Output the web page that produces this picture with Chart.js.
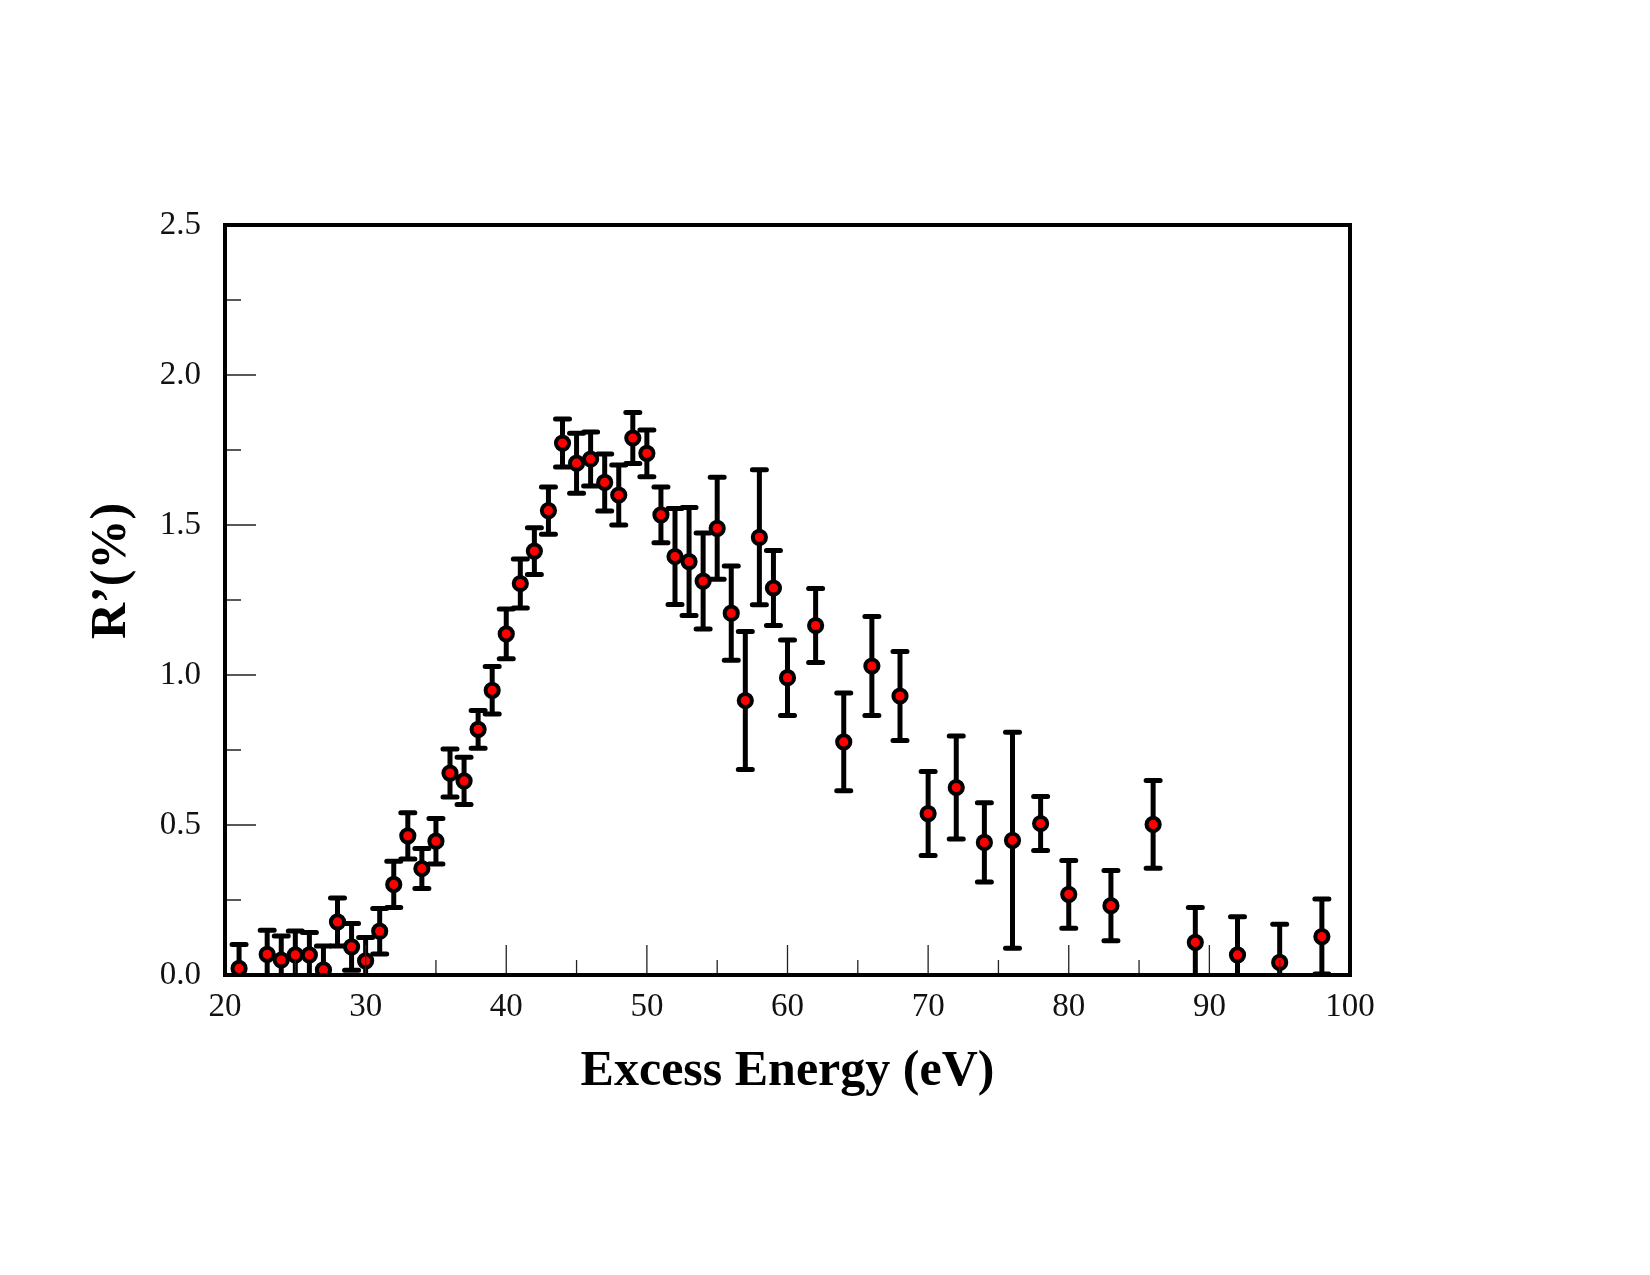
<!DOCTYPE html>
<html><head><meta charset="utf-8">
<script src="https://cdn.jsdelivr.net/npm/chart.js@4.4.1/dist/chart.umd.min.js"></script>
<style>html,body{margin:0;padding:0;background:#fff;}#wrap{width:1650px;height:1275px;}</style>
</head><body><div id="wrap"><canvas id="c" width="1650" height="1275"></canvas></div>
<script>
const energies = [21,23,24,25,26,27,28,29,30,31,32,33,34,35,36,37,38,39,40,41,42,43,44,45,46,47,48,49,50,51,52,53,54,55,56,57,58,59,60,62,64,66,68,70,72,74,76,78,80,83,86,89,92,95,98];
const ratios = [0.022,0.069,0.05,0.067,0.067,0.017,0.177,0.094,0.047,0.146,0.302,0.464,0.355,0.446,0.673,0.647,0.819,0.949,1.137,1.305,1.413,1.548,1.773,1.706,1.72,1.642,1.6,1.79,1.739,1.534,1.395,1.378,1.313,1.489,1.206,0.915,1.459,1.29,0.991,1.165,0.777,1.03,0.93,0.538,0.625,0.442,0.449,0.505,0.269,0.231,0.502,0.109,0.067,0.042,0.128];
const errors = [0.08,0.08,0.08,0.08,0.075,0.08,0.08,0.078,0.078,0.076,0.077,0.077,0.067,0.076,0.08,0.079,0.063,0.079,0.083,0.082,0.078,0.079,0.08,0.1,0.09,0.095,0.1,0.085,0.078,0.093,0.16,0.18,0.16,0.17,0.157,0.23,0.225,0.125,0.126,0.123,0.163,0.165,0.148,0.14,0.172,0.132,0.36,0.09,0.113,0.117,0.146,0.116,0.127,0.127,0.125];
const xTickValues = [20,30,40,50,60,70,80,90,100];
const xMinorTickValues = [25,35,45,55,65,75,85,95];
const yTickValues = [0,0.5,1.0,1.5,2.0,2.5];
const yMinorTickValues = [0.25,0.75,1.25,1.75,2.25];
const xTitle = 'Excess Energy (eV)';
const yTitle = 'R’(%)';

const points = energies.map((e, i) => ({x: e, y: ratios[i], err: errors[i]}));
const FONT = '"Liberation Serif", "Times New Roman", serif';

const errorBarPlugin = {
  id: 'errorBars',
  beforeDatasetsDraw(chart) {
    const {ctx, chartArea: a, scales: {x, y}} = chart;
    ctx.save();
    ctx.beginPath();
    ctx.rect(a.left, a.top, a.right - a.left, a.bottom - a.top);
    ctx.clip();
    ctx.strokeStyle = '#000';
    ctx.lineWidth = 5;
    const cap = 7;
    points.forEach(p => {
      const px = x.getPixelForValue(p.x);
      const top = y.getPixelForValue(p.y + p.err);
      const bot = y.getPixelForValue(p.y - p.err);
      ctx.lineCap = 'butt';
      ctx.beginPath();
      ctx.moveTo(px, top); ctx.lineTo(px, bot);
      ctx.stroke();
      ctx.lineCap = 'round';
      ctx.beginPath();
      ctx.moveTo(px - cap, top); ctx.lineTo(px + cap, top);
      ctx.moveTo(px - cap, bot); ctx.lineTo(px + cap, bot);
      ctx.stroke();
    });
    ctx.restore();
  }
};

const framePlugin = {
  id: 'frame',
  afterDraw(chart) {
    const {ctx, chartArea: a, scales: {x, y}} = chart;
    ctx.save();
    ctx.strokeStyle = '#222';
    ctx.lineWidth = 1.3;
    ctx.beginPath();
    xTickValues.forEach(v => { const px = x.getPixelForValue(v); ctx.moveTo(px, a.bottom); ctx.lineTo(px, a.bottom - 30); });
    xMinorTickValues.forEach(v => { const px = x.getPixelForValue(v); ctx.moveTo(px, a.bottom); ctx.lineTo(px, a.bottom - 15); });
    yTickValues.forEach(v => { const py = y.getPixelForValue(v); ctx.moveTo(a.left, py); ctx.lineTo(a.left + 31, py); });
    yMinorTickValues.forEach(v => { const py = y.getPixelForValue(v); ctx.moveTo(a.left, py); ctx.lineTo(a.left + 16, py); });
    ctx.stroke();
    ctx.strokeStyle = '#000';
    ctx.lineWidth = 4;
    ctx.strokeRect(a.left, a.top, a.right - a.left, a.bottom - a.top);
    ctx.restore();
  }
};

new Chart(document.getElementById('c'), {
  type: 'scatter',
  data: {
    datasets: [{
      data: points,
      showLine: false,
      pointRadius: 6.6,
      pointHoverRadius: 6.6,
      pointBorderWidth: 4,
      pointBackgroundColor: '#ff0000',
      pointBorderColor: '#000000'
    }]
  },
  options: {
    responsive: false,
    animation: false,
    devicePixelRatio: 1,
    layout: {padding: {top: 225, left: 0, right: 300, bottom: 0}},
    plugins: {legend: {display: false}, tooltip: {enabled: false}},
    scales: {
      x: {
        type: 'linear', min: 20, max: 100,
        afterBuildTicks(s) { s.ticks = xTickValues.map(v => ({value: v})); },
        afterFit(s) { s.height = 300; },
        grid: {display: false, drawTicks: false},
        border: {display: false},
        ticks: {padding: 13, color: '#111', font: {family: FONT, size: 33}, callback: v => String(v)},
        title: {display: true, text: xTitle, color: '#000', font: {family: FONT, size: 50, weight: 'bold'}, padding: {top: 0, bottom: 173}}
      },
      y: {
        type: 'linear', min: 0, max: 2.5,
        afterBuildTicks(s) { s.ticks = yTickValues.map(v => ({value: v})); },
        afterFit(s) { s.width = 225; },
        afterUpdate(s) {
          if (!s._titleShifted) {
            const orig = s.drawTitle;
            s.drawTitle = function () {
              const c = this.ctx;
              c.save();
              c.translate(0, -29);
              orig.call(this);
              c.restore();
            };
            s._titleShifted = true;
          }
        },
        grid: {display: false, drawTicks: false},
        border: {display: false},
        ticks: {padding: 24, color: '#111', font: {family: FONT, size: 33}, callback: v => Number(v).toFixed(1)},
        title: {display: true, text: yTitle, color: '#000', font: {family: FONT, size: 50, weight: 'bold'}, padding: {top: 82, bottom: 0}}
      }
    }
  },
  plugins: [errorBarPlugin, framePlugin]
});
</script></body></html>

GIVEN INSTRUCTION »
Transcribe the listing in full. Omit the pictures and keep every line exact.

THE COMPLETED TASK »
Output the web page that produces this picture with Chart.js.
<!DOCTYPE html>
<html><head><meta charset="utf-8">
<script src="https://cdn.jsdelivr.net/npm/chart.js@4.4.1/dist/chart.umd.min.js"></script>
<style>html,body{margin:0;padding:0;background:#fff;}#wrap{width:1650px;height:1275px;}</style>
</head><body><div id="wrap"><canvas id="c" width="1650" height="1275"></canvas></div>
<script>
const energies = [21,23,24,25,26,27,28,29,30,31,32,33,34,35,36,37,38,39,40,41,42,43,44,45,46,47,48,49,50,51,52,53,54,55,56,57,58,59,60,62,64,66,68,70,72,74,76,78,80,83,86,89,92,95,98];
const ratios = [0.022,0.069,0.05,0.067,0.067,0.017,0.177,0.094,0.047,0.146,0.302,0.464,0.355,0.446,0.673,0.647,0.819,0.949,1.137,1.305,1.413,1.548,1.773,1.706,1.72,1.642,1.6,1.79,1.739,1.534,1.395,1.378,1.313,1.489,1.206,0.915,1.459,1.29,0.991,1.165,0.777,1.03,0.93,0.538,0.625,0.442,0.449,0.505,0.269,0.231,0.502,0.109,0.067,0.042,0.128];
const errors = [0.08,0.08,0.08,0.08,0.075,0.08,0.08,0.078,0.078,0.076,0.077,0.077,0.067,0.076,0.08,0.079,0.063,0.079,0.083,0.082,0.078,0.079,0.08,0.1,0.09,0.095,0.1,0.085,0.078,0.093,0.16,0.18,0.16,0.17,0.157,0.23,0.225,0.125,0.126,0.123,0.163,0.165,0.148,0.14,0.172,0.132,0.36,0.09,0.113,0.117,0.146,0.116,0.127,0.127,0.125];
const xTickValues = [20,30,40,50,60,70,80,90,100];
const xMinorTickValues = [25,35,45,55,65,75,85,95];
const yTickValues = [0,0.5,1.0,1.5,2.0,2.5];
const yMinorTickValues = [0.25,0.75,1.25,1.75,2.25];
const xTitle = 'Excess Energy (eV)';
const yTitle = 'R’(%)';

const points = energies.map((e, i) => ({x: e, y: ratios[i], err: errors[i]}));
const FONT = '"Liberation Serif", "Times New Roman", serif';

const errorBarPlugin = {
  id: 'errorBars',
  beforeDatasetsDraw(chart) {
    const {ctx, chartArea: a, scales: {x, y}} = chart;
    ctx.save();
    ctx.beginPath();
    ctx.rect(a.left, a.top, a.right - a.left, a.bottom - a.top);
    ctx.clip();
    ctx.strokeStyle = '#000';
    ctx.lineWidth = 5;
    const cap = 7;
    points.forEach(p => {
      const px = x.getPixelForValue(p.x);
      const top = y.getPixelForValue(p.y + p.err);
      const bot = y.getPixelForValue(p.y - p.err);
      ctx.lineCap = 'butt';
      ctx.beginPath();
      ctx.moveTo(px, top); ctx.lineTo(px, bot);
      ctx.stroke();
      ctx.lineCap = 'round';
      ctx.beginPath();
      ctx.moveTo(px - cap, top); ctx.lineTo(px + cap, top);
      ctx.moveTo(px - cap, bot); ctx.lineTo(px + cap, bot);
      ctx.stroke();
    });
    ctx.restore();
  }
};

const framePlugin = {
  id: 'frame',
  afterDraw(chart) {
    const {ctx, chartArea: a, scales: {x, y}} = chart;
    ctx.save();
    ctx.strokeStyle = '#222';
    ctx.lineWidth = 1.3;
    ctx.beginPath();
    xTickValues.forEach(v => { const px = x.getPixelForValue(v); ctx.moveTo(px, a.bottom); ctx.lineTo(px, a.bottom - 30); });
    xMinorTickValues.forEach(v => { const px = x.getPixelForValue(v); ctx.moveTo(px, a.bottom); ctx.lineTo(px, a.bottom - 15); });
    yTickValues.forEach(v => { const py = y.getPixelForValue(v); ctx.moveTo(a.left, py); ctx.lineTo(a.left + 31, py); });
    yMinorTickValues.forEach(v => { const py = y.getPixelForValue(v); ctx.moveTo(a.left, py); ctx.lineTo(a.left + 16, py); });
    ctx.stroke();
    ctx.strokeStyle = '#000';
    ctx.lineWidth = 4;
    ctx.strokeRect(a.left, a.top, a.right - a.left, a.bottom - a.top);
    ctx.restore();
  }
};

new Chart(document.getElementById('c'), {
  type: 'scatter',
  data: {
    datasets: [{
      data: points,
      showLine: false,
      pointRadius: 6.6,
      pointHoverRadius: 6.6,
      pointBorderWidth: 4,
      pointBackgroundColor: '#ff0000',
      pointBorderColor: '#000000'
    }]
  },
  options: {
    responsive: false,
    animation: false,
    devicePixelRatio: 1,
    layout: {padding: {top: 225, left: 0, right: 300, bottom: 0}},
    plugins: {legend: {display: false}, tooltip: {enabled: false}},
    scales: {
      x: {
        type: 'linear', min: 20, max: 100,
        afterBuildTicks(s) { s.ticks = xTickValues.map(v => ({value: v})); },
        afterFit(s) { s.height = 300; },
        grid: {display: false, drawTicks: false},
        border: {display: false},
        ticks: {padding: 13, color: '#111', font: {family: FONT, size: 33}, callback: v => String(v)},
        title: {display: true, text: xTitle, color: '#000', font: {family: FONT, size: 50, weight: 'bold'}, padding: {top: 0, bottom: 173}}
      },
      y: {
        type: 'linear', min: 0, max: 2.5,
        afterBuildTicks(s) { s.ticks = yTickValues.map(v => ({value: v})); },
        afterFit(s) { s.width = 225; },
        afterUpdate(s) {
          if (!s._titleShifted) {
            const orig = s.drawTitle;
            s.drawTitle = function () {
              const c = this.ctx;
              c.save();
              c.translate(0, -29);
              orig.call(this);
              c.restore();
            };
            s._titleShifted = true;
          }
        },
        grid: {display: false, drawTicks: false},
        border: {display: false},
        ticks: {padding: 24, color: '#111', font: {family: FONT, size: 33}, callback: v => Number(v).toFixed(1)},
        title: {display: true, text: yTitle, color: '#000', font: {family: FONT, size: 50, weight: 'bold'}, padding: {top: 82, bottom: 0}}
      }
    }
  },
  plugins: [errorBarPlugin, framePlugin]
});
</script></body></html>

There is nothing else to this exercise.